Recorded information:
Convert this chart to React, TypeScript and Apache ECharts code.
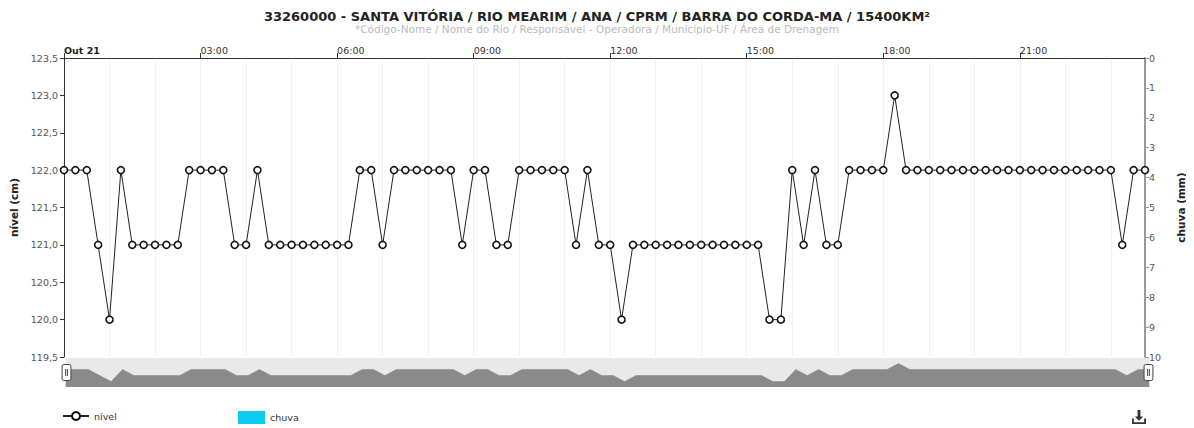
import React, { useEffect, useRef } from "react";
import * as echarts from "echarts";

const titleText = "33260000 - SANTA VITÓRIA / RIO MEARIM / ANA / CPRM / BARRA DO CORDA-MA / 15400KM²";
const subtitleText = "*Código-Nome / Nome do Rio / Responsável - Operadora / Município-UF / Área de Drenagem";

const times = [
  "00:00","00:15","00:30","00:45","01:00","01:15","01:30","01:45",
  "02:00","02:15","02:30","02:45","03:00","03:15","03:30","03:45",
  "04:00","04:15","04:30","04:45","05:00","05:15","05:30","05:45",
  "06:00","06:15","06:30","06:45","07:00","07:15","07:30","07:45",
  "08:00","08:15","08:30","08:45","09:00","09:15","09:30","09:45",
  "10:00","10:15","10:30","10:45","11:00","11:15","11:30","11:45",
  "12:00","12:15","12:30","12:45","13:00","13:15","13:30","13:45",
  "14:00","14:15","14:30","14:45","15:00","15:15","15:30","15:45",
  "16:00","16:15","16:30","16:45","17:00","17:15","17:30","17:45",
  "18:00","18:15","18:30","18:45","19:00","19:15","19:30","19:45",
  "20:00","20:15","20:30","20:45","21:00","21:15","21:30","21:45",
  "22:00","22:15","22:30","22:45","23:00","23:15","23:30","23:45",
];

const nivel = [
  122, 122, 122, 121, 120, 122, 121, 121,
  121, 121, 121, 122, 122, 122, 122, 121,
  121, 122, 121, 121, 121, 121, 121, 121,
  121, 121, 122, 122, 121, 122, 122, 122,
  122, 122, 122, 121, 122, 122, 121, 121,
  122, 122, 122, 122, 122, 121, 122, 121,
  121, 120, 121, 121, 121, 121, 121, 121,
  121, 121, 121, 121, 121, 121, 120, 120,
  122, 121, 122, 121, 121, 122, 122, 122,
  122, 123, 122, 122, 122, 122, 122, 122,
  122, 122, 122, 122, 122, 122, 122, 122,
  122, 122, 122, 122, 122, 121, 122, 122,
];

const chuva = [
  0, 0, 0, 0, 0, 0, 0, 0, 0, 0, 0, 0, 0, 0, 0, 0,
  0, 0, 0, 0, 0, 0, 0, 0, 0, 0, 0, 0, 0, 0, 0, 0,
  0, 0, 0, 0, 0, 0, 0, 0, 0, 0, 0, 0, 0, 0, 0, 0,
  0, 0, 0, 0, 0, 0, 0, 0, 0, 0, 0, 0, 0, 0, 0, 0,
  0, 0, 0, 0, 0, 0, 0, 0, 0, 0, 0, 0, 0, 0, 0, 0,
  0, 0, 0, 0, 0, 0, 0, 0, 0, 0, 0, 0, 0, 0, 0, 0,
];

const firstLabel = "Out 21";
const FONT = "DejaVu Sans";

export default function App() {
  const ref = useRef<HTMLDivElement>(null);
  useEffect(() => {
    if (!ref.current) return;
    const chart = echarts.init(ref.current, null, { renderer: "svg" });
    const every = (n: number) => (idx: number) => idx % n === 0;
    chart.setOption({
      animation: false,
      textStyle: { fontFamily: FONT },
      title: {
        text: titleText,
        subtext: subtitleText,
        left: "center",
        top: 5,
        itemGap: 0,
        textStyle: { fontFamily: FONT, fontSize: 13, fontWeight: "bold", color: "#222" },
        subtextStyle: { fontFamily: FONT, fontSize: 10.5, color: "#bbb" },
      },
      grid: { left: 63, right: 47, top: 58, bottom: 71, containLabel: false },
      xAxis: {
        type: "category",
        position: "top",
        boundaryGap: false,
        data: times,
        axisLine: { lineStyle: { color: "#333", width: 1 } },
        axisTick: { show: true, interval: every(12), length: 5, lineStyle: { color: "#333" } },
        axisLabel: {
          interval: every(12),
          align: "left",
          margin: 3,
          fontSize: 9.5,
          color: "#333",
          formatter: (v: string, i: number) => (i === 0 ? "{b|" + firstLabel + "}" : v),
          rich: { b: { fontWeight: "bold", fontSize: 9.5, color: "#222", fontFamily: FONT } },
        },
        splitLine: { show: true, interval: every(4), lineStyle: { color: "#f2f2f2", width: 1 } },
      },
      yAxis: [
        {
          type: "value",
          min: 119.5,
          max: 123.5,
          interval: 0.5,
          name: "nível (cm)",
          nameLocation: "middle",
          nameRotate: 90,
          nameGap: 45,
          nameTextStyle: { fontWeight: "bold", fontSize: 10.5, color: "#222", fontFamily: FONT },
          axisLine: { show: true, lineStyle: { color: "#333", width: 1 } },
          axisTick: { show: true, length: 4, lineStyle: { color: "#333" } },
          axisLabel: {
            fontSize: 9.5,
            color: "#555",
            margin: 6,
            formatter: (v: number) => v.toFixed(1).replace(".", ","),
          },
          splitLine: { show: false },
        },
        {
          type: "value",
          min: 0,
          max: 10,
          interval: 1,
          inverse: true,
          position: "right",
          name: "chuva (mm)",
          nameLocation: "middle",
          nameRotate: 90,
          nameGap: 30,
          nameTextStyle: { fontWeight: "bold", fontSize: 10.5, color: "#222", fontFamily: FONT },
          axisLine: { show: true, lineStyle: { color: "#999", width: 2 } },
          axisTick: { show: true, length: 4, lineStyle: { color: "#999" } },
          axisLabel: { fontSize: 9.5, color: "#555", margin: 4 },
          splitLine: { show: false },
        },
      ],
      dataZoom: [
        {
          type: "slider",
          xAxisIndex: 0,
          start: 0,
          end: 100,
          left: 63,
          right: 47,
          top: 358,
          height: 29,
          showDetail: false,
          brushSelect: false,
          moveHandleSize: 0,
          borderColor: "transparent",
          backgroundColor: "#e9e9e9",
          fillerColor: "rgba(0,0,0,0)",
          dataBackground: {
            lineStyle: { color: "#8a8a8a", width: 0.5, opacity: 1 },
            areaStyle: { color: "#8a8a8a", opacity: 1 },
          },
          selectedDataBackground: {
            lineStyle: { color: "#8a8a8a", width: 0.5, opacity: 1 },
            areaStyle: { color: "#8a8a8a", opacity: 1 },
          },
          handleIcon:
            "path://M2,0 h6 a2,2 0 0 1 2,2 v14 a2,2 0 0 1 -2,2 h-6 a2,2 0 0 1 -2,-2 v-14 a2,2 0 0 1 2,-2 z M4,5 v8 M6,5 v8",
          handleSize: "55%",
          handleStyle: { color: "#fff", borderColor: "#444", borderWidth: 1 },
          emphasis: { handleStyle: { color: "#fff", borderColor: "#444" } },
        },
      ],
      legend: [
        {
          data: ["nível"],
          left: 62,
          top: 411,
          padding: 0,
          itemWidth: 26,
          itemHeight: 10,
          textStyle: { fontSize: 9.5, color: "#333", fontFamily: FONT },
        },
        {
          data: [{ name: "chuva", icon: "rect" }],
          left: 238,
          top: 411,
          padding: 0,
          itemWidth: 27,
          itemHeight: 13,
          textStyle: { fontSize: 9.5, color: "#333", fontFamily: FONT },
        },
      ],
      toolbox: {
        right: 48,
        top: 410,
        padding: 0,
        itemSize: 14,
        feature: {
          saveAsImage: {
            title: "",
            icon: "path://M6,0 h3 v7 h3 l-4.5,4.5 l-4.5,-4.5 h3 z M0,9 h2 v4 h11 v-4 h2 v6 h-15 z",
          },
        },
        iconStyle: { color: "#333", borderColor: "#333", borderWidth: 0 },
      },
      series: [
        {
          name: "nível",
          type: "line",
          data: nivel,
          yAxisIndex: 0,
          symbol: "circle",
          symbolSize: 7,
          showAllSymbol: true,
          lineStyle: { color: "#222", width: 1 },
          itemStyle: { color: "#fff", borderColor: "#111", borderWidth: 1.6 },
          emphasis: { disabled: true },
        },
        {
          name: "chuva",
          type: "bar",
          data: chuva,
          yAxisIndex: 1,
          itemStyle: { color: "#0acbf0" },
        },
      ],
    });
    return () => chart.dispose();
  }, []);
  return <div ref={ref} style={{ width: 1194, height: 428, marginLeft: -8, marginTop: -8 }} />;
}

Task to carry out: Restate exactly, please, only the lines between the start of the data and the line containing "Nome do Rio", both ends included, skipping the pictures.

Final result:
Convert this chart to React, TypeScript and Apache ECharts code.
import React, { useEffect, useRef } from "react";
import * as echarts from "echarts";

const titleText = "33260000 - SANTA VITÓRIA / RIO MEARIM / ANA / CPRM / BARRA DO CORDA-MA / 15400KM²";
const subtitleText = "*Código-Nome / Nome do Rio / Responsável - Operadora / Município-UF / Área de Drenagem";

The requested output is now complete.